I remember thinking for a moment when I was very young that all I wanted was to grow up and have a family. Somehow instead I began traversing the country, traveling the world, amassing businesses. And then suddenly, completely unexpectedly at the age of 42 I learned I was going to be a mother. I always tell Willow the story of her birth and how she came out of my tummy laughing, looking around in wonder with mischief in her eyes, anxious for life’s great adventure. Although this isn’t quite the truth, if you’ve met my daughter, you might believe that it is – it so perfectly illustrates the way she approaches the world.
If you’ve been following my blog, you’ll know that recently, completely unexpectedly, another child came into my life, a ten year old Sierra Leonean boy named Tejan who I’m adopting. Tejan didn’t come out of my tummy laughing either, but if you met Tejan who looks at me with a smile so bright and the most intense adoration in his eyes, you might actually, just for a moment, be able to close your eyes and forget about the vast difference in our skin colors and imagine that he did.
But Tejan’s story is a little different than Willow’s. Although, like Willow he was born at home, the home he was born in had dirt floors and he was born to a woman who had lost one of her legs to Polio. Tejan grew up with a disabled mother in the aftermath of the war, one of Sierra Leone’s poorest children in a country of very poor children. Like many, his childhood was spent with less than enough to eat, his only possessions the secondhand clothes that he was wearing at any given time, sleeping on the ground in a small hut with no toilet, the only water a single well or spigot for the entire community. And toys? I’m pretty sure Tejan has never even heard the word toy before.
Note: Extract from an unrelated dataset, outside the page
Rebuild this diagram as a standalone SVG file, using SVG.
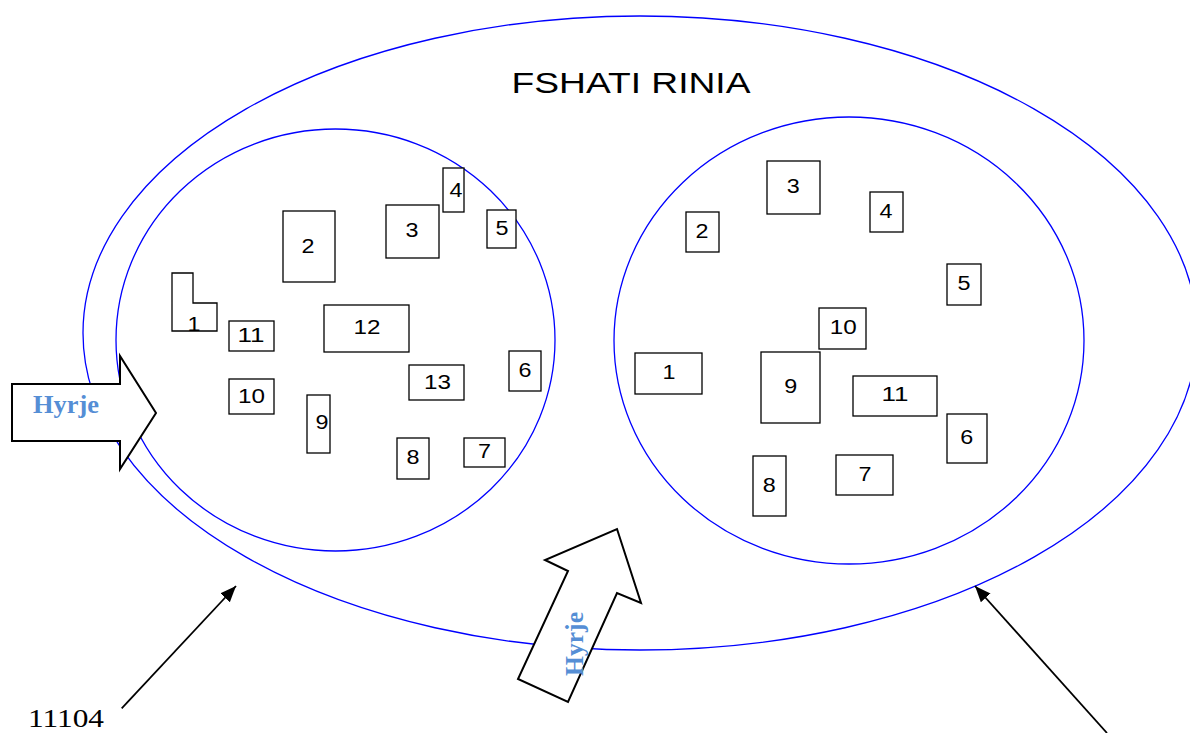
<svg xmlns="http://www.w3.org/2000/svg" width="1190" height="733" viewBox="0 0 1190 733">
<style>
.ell{fill:none;stroke:#0000FF;stroke-width:1.3}
.b{fill:#fff;stroke:#000;stroke-width:1.3}
.n{font-family:"Liberation Sans",Arial,sans-serif;font-size:19.5px;fill:#000;text-anchor:middle}
.blk{fill:#fff;stroke:#000;stroke-width:2}
.hy{font-family:"Liberation Serif","Times New Roman",serif;font-weight:bold;font-size:25px;fill:#558ED5}
.ln{stroke:#000;stroke-width:1.8;fill:none}
</style>
<defs>
<marker id="ah" markerWidth="18" markerHeight="14" refX="16" refY="6.5" orient="auto" markerUnits="userSpaceOnUse">
<path d="M0,0 L16,6.5 L0,13 Z" fill="#000"/>
</marker>
</defs>
<rect width="1190" height="733" fill="#fff"/>
<g id="village">
<ellipse class="ell" cx="640" cy="333" rx="557" ry="317"/>
<text x="631" y="93" font-family="'Liberation Sans',Arial,sans-serif" font-size="29" text-anchor="middle" textLength="239" lengthAdjust="spacingAndGlyphs">FSHATI RINIA</text>
</g>
<g id="zone-left">
<ellipse class="ell" cx="335.5" cy="340" rx="219.5" ry="211"/>
</g>
<g id="zone-right">
<ellipse class="ell" cx="849" cy="340.5" rx="235" ry="223.5"/>
</g>
<g id="left-buildings">
<g id="L1"><path class="b" d="M172,273 H193 V303 H217 V331 H172 Z"/><text class="n" x="194" y="331" textLength="13" lengthAdjust="spacingAndGlyphs">1</text></g>
<g id="L2"><rect class="b" x="283" y="211" width="52" height="71"/><text class="n" x="308" y="252.5" textLength="13" lengthAdjust="spacingAndGlyphs">2</text></g>
<g id="L3"><rect class="b" x="386" y="205" width="53" height="53"/><text class="n" x="412" y="237.3" textLength="13" lengthAdjust="spacingAndGlyphs">3</text></g>
<g id="L4"><rect class="b" x="443" y="168" width="21" height="44"/><text class="n" x="456" y="197" textLength="13" lengthAdjust="spacingAndGlyphs">4</text></g>
<g id="L5"><rect class="b" x="487" y="210" width="29" height="38"/><text class="n" x="502" y="235.3" textLength="13" lengthAdjust="spacingAndGlyphs">5</text></g>
<g id="L6"><rect class="b" x="509" y="351" width="32" height="40"/><text class="n" x="525" y="376.7" textLength="13" lengthAdjust="spacingAndGlyphs">6</text></g>
<g id="L7"><rect class="b" x="464" y="438" width="41" height="29"/><text class="n" x="484.5" y="457.7" textLength="13" lengthAdjust="spacingAndGlyphs">7</text></g>
<g id="L8"><rect class="b" x="397" y="438" width="32" height="41"/><text class="n" x="413" y="464" textLength="13" lengthAdjust="spacingAndGlyphs">8</text></g>
<g id="L9"><rect class="b" x="307" y="395" width="23" height="58"/><text class="n" x="322" y="429.3" textLength="13" lengthAdjust="spacingAndGlyphs">9</text></g>
<g id="L10"><rect class="b" x="229" y="379" width="45" height="35"/><text class="n" x="251.5" y="402.7" textLength="27" lengthAdjust="spacingAndGlyphs">10</text></g>
<g id="L11"><rect class="b" x="229" y="321" width="45" height="30"/><text class="n" x="251" y="342" textLength="27" lengthAdjust="spacingAndGlyphs">11</text></g>
<g id="L12"><rect class="b" x="324" y="305" width="85" height="47"/><text class="n" x="367" y="334" textLength="27" lengthAdjust="spacingAndGlyphs">12</text></g>
<g id="L13"><rect class="b" x="409" y="365" width="55" height="35"/><text class="n" x="437.5" y="388.7" textLength="27" lengthAdjust="spacingAndGlyphs">13</text></g>
</g>
<g id="right-buildings">
<g id="R1"><rect class="b" x="635" y="353" width="67" height="41"/><text class="n" x="669" y="379.3" textLength="13" lengthAdjust="spacingAndGlyphs">1</text></g>
<g id="R2"><rect class="b" x="686" y="212" width="33" height="40"/><text class="n" x="702" y="237.7" textLength="13" lengthAdjust="spacingAndGlyphs">2</text></g>
<g id="R3"><rect class="b" x="767" y="161" width="53" height="53"/><text class="n" x="793.3" y="193.3" textLength="13" lengthAdjust="spacingAndGlyphs">3</text></g>
<g id="R4"><rect class="b" x="870" y="192" width="33" height="40"/><text class="n" x="886" y="217.7" textLength="13" lengthAdjust="spacingAndGlyphs">4</text></g>
<g id="R5"><rect class="b" x="947" y="264" width="34" height="41"/><text class="n" x="964" y="290" textLength="13" lengthAdjust="spacingAndGlyphs">5</text></g>
<g id="R6"><rect class="b" x="947" y="414" width="40" height="49"/><text class="n" x="966.7" y="444" textLength="13" lengthAdjust="spacingAndGlyphs">6</text></g>
<g id="R7"><rect class="b" x="836" y="455" width="57" height="40"/><text class="n" x="865" y="481" textLength="13" lengthAdjust="spacingAndGlyphs">7</text></g>
<g id="R8"><rect class="b" x="753" y="456" width="33" height="60"/><text class="n" x="769.3" y="491.7" textLength="13" lengthAdjust="spacingAndGlyphs">8</text></g>
<g id="R9"><rect class="b" x="761" y="352" width="59" height="71"/><text class="n" x="790.7" y="393.3" textLength="13" lengthAdjust="spacingAndGlyphs">9</text></g>
<g id="R10"><rect class="b" x="819" y="308" width="47" height="41"/><text class="n" x="843.3" y="334.3" textLength="27" lengthAdjust="spacingAndGlyphs">10</text></g>
<g id="R11"><rect class="b" x="853" y="376" width="84" height="40"/><text class="n" x="895" y="401" textLength="27" lengthAdjust="spacingAndGlyphs">11</text></g>
</g>
<g id="entrance-left">
<path class="blk" d="M12,384 H120 V356 L156,413 L120,469 V441 H12 Z"/>
<text class="hy" x="33" y="413" textLength="66" lengthAdjust="spacingAndGlyphs">Hyrje</text>
</g>
<g id="entrance-bottom">
<path class="blk" d="M617,529 L641,603 L617,593 L568,702 L518,679 L568,571 L545,560 Z"/>
<text class="hy" transform="translate(583,644) rotate(-90)" x="0" y="0" text-anchor="middle" textLength="64" lengthAdjust="spacingAndGlyphs">Hyrje</text>
</g>
<g id="label-11104">
<text x="28" y="727" font-family="'Liberation Serif','Times New Roman',serif" font-size="26" textLength="76" lengthAdjust="spacingAndGlyphs">11104</text>
</g>
<g id="connectors">
<line class="ln" x1="121.7" y1="708.3" x2="236" y2="586" marker-end="url(#ah)"/>
<line class="ln" x1="1107" y1="733" x2="975" y2="586" marker-end="url(#ah)"/>
</g>
</svg>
Tejan’s mother died several years ago in childbirth, leaving him in the care of an amputee soccer player, Obai, and his “uncle” a man who late last year raped his half-sister Bekiss. It was after this rape that Tejan was literally snatched from Obai and returned to the village he was born where he met his father for the first time – a man who may only be 55 or so, but looks about 75 and is mostly blind. I visited this village on my last trip in order to convince Tejan’s family to allow him to return to Freetown and Obai. When Tejan saw me, he smiled and came running. I opened my arms, he jumped in, and I picked him up in the air and swung him around – as I’ve mentioned African children are much smaller than their counterparts in other parts of the world, especially if, like Tejan, they’ve spent 10 years without enough to eat. As we negotiated for Tejan’s return, I watched out of the corner of my eye as this possessionless boy called all of the other children around and equally distributed a few cookies I had given to him.
Adopting Tejan even then really wasn’t part of my plan, but life has a funny way of unfolding. And as I’ve come to believe, the family you’re supposed to have magically comes together despite distance and the most unimaginable and seemingly insurmountable odds.
On Wednesday night I saw Tejan again and once again he saw me and came running. And once again, as I picked up this boy who was wearing a pair of girl’s tennis shoes because that was all he had, I swung him around and held him tight, and I thought about how, of all Africa’s amazing gifts, its children certainly must be the most beautiful. And really, how could you not believe in hope…and miracles…and fate, when you hold the brightest light imaginable in your arms and really know for the first time that he is your son.